* [Task to complete] Your task is to repeat only the lines from the one with "Recreate this image" through the one with "from matplotlib.lines import Line2D", exactly as they stand, both ends included.
------------------------
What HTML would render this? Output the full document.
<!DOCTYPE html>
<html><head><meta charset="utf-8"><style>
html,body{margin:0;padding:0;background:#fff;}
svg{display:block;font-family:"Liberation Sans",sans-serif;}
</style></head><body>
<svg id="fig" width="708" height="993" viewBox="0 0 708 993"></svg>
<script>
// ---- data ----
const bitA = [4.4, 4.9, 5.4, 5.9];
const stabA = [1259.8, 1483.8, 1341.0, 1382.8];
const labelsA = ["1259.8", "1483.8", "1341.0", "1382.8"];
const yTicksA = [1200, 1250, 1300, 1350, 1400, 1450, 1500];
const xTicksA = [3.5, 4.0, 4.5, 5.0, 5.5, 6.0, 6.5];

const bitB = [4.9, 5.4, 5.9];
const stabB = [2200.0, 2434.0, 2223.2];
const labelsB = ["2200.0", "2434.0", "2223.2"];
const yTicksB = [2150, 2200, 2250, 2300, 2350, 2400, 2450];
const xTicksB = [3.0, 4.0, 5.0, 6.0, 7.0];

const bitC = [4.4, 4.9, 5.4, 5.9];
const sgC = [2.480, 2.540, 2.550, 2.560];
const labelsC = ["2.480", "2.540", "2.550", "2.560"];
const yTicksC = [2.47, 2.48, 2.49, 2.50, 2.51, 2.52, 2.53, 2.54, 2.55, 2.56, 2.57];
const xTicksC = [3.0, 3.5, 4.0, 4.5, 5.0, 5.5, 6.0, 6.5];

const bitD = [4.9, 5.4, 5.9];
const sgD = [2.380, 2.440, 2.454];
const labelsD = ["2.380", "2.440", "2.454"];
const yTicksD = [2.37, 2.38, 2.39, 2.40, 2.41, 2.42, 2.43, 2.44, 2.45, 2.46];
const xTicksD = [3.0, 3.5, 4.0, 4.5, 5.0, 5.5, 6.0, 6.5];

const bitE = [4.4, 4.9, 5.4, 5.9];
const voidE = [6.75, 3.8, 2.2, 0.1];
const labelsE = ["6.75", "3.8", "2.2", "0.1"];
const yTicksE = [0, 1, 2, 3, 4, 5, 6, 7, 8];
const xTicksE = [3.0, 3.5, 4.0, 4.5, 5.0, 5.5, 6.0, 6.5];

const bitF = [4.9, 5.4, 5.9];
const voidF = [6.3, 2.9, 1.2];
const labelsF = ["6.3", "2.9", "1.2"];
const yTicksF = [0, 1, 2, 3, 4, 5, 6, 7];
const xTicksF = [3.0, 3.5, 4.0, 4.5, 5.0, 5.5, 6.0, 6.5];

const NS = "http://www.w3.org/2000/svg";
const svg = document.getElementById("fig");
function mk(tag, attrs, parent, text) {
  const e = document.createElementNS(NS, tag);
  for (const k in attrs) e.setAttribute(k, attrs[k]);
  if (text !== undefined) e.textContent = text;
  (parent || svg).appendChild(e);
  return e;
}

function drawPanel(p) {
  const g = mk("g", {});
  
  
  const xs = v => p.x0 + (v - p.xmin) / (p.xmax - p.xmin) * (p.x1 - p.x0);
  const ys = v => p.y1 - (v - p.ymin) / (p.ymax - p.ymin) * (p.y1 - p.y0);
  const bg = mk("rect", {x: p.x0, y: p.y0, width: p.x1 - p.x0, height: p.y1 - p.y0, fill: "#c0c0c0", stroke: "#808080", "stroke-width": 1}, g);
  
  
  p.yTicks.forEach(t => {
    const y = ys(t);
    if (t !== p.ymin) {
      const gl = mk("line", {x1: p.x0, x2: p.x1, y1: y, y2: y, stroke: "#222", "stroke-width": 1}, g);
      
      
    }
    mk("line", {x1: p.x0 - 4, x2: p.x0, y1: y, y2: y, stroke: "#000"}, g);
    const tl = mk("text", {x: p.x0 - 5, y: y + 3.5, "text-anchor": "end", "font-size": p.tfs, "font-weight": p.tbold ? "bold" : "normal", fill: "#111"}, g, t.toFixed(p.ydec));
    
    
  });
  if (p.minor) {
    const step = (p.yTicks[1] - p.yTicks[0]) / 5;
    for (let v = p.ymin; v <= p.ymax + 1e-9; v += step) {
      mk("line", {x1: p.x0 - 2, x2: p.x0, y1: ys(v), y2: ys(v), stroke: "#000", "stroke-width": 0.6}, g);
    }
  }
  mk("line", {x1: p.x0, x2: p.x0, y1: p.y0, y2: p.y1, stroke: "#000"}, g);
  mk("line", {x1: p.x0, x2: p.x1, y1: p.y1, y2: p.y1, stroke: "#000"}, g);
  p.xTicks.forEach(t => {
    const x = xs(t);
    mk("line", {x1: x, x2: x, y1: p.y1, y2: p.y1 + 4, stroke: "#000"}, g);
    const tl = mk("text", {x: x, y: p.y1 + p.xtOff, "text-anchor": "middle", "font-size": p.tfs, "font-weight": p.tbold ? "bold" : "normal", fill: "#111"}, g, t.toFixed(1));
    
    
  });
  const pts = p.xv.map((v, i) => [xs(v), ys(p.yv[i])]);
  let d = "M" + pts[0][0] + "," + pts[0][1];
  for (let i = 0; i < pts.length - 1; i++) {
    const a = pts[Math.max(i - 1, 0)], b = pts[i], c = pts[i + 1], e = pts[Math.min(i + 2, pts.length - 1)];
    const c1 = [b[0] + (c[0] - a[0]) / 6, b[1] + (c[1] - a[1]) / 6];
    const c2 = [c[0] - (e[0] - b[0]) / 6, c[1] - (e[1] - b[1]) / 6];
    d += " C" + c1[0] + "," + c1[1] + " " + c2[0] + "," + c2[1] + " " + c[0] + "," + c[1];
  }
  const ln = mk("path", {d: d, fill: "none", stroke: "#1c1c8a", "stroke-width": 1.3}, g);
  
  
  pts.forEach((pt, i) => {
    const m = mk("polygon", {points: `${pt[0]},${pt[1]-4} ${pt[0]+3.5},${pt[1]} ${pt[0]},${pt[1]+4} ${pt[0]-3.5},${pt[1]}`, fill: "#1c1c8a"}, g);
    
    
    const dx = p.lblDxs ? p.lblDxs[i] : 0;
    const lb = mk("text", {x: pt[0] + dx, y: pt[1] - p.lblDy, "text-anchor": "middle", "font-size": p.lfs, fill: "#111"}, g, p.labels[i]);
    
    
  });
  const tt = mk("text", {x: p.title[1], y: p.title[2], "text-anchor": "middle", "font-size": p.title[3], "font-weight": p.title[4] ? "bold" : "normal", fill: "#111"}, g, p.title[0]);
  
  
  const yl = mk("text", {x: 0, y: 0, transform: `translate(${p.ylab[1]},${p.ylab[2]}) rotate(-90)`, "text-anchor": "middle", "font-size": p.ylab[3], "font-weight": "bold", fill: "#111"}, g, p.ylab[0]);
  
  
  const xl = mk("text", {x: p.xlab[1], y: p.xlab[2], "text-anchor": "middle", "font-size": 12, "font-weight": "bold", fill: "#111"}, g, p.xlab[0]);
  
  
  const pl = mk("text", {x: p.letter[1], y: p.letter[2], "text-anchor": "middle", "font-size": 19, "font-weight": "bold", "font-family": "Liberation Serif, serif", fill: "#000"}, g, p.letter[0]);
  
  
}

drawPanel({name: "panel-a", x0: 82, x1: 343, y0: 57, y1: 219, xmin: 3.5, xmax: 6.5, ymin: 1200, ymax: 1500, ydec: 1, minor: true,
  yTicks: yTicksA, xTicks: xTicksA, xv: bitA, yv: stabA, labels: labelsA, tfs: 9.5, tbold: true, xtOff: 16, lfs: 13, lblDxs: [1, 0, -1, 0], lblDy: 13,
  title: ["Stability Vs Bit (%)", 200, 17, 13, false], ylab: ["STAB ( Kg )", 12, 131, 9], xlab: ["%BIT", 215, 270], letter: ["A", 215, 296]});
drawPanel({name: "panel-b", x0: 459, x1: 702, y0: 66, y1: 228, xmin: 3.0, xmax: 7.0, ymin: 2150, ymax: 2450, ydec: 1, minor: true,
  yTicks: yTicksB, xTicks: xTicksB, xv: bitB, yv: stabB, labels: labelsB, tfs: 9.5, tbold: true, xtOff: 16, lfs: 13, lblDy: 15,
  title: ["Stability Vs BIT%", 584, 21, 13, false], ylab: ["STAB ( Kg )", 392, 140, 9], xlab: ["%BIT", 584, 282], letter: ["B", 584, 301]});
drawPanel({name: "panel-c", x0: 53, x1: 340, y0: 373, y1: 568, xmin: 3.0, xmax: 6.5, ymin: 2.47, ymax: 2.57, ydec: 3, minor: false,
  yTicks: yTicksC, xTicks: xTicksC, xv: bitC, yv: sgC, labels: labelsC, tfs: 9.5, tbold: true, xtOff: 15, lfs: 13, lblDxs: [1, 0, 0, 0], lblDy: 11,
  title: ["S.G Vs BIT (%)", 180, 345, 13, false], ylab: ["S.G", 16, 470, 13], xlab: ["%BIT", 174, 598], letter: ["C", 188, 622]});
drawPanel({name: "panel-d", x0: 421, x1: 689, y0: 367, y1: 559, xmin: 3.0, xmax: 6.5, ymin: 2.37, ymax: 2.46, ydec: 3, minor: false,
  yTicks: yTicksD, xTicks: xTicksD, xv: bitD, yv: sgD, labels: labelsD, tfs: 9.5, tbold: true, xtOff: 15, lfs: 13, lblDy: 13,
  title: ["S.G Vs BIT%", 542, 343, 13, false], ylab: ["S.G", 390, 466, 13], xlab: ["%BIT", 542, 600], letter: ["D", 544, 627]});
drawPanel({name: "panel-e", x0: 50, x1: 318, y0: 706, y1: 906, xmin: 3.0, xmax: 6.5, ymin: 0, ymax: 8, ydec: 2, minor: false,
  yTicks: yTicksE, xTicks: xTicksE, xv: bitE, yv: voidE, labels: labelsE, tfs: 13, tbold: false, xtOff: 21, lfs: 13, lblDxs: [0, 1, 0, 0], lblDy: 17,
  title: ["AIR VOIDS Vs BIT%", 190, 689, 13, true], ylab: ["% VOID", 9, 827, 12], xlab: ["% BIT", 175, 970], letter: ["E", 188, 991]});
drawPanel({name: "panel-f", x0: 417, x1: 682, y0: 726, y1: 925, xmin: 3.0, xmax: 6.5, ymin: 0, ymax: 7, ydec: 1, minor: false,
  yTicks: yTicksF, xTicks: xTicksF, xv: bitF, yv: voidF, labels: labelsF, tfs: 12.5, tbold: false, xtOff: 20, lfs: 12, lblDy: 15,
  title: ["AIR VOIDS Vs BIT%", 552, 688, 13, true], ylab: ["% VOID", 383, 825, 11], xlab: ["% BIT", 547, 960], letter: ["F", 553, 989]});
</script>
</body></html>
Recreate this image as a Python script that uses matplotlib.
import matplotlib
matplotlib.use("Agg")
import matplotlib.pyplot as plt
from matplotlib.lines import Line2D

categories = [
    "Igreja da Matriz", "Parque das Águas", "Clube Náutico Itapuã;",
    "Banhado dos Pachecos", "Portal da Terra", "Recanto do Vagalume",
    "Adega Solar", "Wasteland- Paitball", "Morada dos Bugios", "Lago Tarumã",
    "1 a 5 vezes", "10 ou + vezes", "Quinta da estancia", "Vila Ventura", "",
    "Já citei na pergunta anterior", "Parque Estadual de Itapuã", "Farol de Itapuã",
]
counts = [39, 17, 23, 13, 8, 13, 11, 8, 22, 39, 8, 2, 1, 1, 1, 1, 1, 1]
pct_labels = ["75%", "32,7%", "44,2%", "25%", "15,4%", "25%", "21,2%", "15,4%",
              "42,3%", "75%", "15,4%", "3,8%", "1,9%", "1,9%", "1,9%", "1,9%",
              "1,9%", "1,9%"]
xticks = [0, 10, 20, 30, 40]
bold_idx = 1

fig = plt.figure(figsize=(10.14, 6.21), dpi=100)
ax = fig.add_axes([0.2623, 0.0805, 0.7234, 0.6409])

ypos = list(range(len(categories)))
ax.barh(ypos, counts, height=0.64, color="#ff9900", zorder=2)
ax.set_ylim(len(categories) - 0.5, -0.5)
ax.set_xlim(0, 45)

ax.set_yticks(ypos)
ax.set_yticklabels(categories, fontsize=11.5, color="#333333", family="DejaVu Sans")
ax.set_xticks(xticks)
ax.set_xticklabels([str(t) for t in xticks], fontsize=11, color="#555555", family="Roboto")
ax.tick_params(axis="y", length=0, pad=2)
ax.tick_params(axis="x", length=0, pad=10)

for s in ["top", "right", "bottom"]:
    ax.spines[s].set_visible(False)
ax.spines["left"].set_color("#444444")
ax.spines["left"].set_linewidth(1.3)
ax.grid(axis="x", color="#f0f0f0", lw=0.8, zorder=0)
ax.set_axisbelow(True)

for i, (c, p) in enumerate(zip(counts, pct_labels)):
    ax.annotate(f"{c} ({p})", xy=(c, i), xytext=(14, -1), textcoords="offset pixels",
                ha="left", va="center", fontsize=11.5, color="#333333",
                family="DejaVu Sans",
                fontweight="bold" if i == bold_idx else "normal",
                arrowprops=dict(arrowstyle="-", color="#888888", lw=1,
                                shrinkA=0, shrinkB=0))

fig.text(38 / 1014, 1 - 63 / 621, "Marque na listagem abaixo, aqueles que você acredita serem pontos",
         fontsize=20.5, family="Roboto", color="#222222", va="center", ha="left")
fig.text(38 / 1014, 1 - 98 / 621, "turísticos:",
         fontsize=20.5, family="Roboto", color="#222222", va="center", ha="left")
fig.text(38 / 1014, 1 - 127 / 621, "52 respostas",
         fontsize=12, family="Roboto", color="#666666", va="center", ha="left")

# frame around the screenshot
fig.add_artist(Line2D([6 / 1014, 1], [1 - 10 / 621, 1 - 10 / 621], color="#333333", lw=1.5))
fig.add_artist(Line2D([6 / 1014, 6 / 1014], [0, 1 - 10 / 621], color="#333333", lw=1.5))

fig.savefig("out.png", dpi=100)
------------------------
* [Reply]
Recreate this image as a Python script that uses matplotlib.
import matplotlib
matplotlib.use("Agg")
import matplotlib.pyplot as plt
from matplotlib.lines import Line2D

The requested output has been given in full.